El milagro del 155

El milagro del 155

Siempre he sostenido, y lo sigo haciendo, que los independentistas quieren la independencia. Negar a estas alturas semejante obviedad —después de leer sendas cartas de contestación de Puigdemont al requerimiento del Gobierno— es querer instalarse en la comodidad del autoengaño propio, del infantilismo político y social. Especialmente porque en el sinsentido separatista, que trasciende la mera ideología para alcanzar casi la categoría de religión, todo, absolutamente todo, queda supeditado a la consumación de la independencia sin importar el cómo, el cuándo ni siquiera el porqué. Si hay algo que el desafío separatista catalán ha dejado cristalino es precisamente esto. Incluso si el precio a pagar es que quienes están en la primera línea de fuego se sacrifiquen personalmente por la causa.

Puigdemont cree firmemente que es el elegido —no electo, por cierto— para llevar a término la declaración de independencia de la República de Cataluña pase lo que pase. El martirio, al fin y al cabo, es la distinción máxima para quien padece en carne propia las penalidades de defender sus creencias hasta las últimas consecuencias. No desistirá. No esperen que modifique su postura un milímetro, por esquizofrénica que parezca. No apelen, por tanto, a su capacidad de raciocinio, ni a la amenaza de las consecuencias, porque su motivación trasciende la ley, la institución a la que representa y hasta a sí mismo.

Nos guste o no, es obligatorio recordar que su designación trataba de sortear imprevistos en la hoja de ruta separatista pero sin olvidar que el verdadero potencial secesionista se concentra en los diputados independentistas que controlan el Parlamento catalán. O para ser más rigurosos, en los partidos que controlan la lealtad acérrima de esos diputados y el sentido de su voto. Siendo exquisitos, hoy por hoy, ese parlamento autonómico cuenta con una mayoría de adeptos, empeñados en la ruptura con España y la desconexión de Cataluña.
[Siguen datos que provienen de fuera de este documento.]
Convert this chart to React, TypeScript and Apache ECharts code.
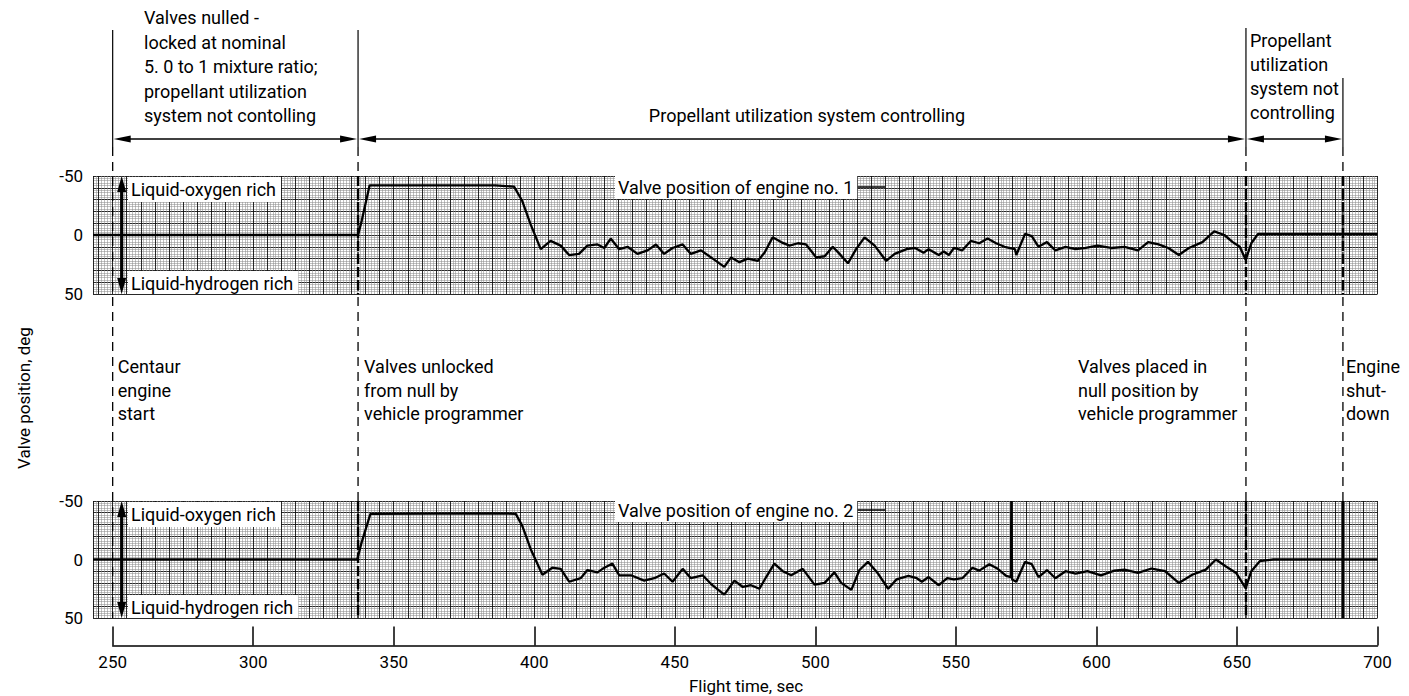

Incluyendo a los que aun no siendo formaciones estrictamente independentistas, apelan al inexistente derecho a decidir para defender un referéndum pactado. No hay más alternativa, pues, que la aplicación de la ley para restablecer el orden constitucional malherido.

Está claro que para muchos la esperanza se deposita en el 155 de la Constitución como si de agua bendita se tratase para un exorcismo. No puede fiarse tal milagro al 155. El mecanismo es lo que es, una medida extraordinaria —para corregir una circunstancia de desobediencia institucional y desacato al Estado de derecho— de doble sentido. Por una parte, y fundamentalmente, protección frente a las comunidades autónomas que aspiran a usurpar funciones propias de la soberanía del conjunto. Por otra, limitación al alcance intervencionista de un Gobierno central que, para defenderse de una amenaza golpista, anula temporalmente competencias autonómicas. No estresemos al Ejecutivo hasta el punto hacerle creer que tiene superpoderes con cargo al uno-cinco-cinco. Tampoco al hecho de que su aplicación garantice una solución definitiva a la aspiración independentista del separatismo catalán, por muchas elecciones que convoque. No olvidemos que, salvo reforma constitucional previa, o candidatura de coalición constitucionalista —improbable—, el escenario va a repetirse con otros protagonistas salvados de la quema pero los mismos actores. Y que el problema, simplemente, se aplace.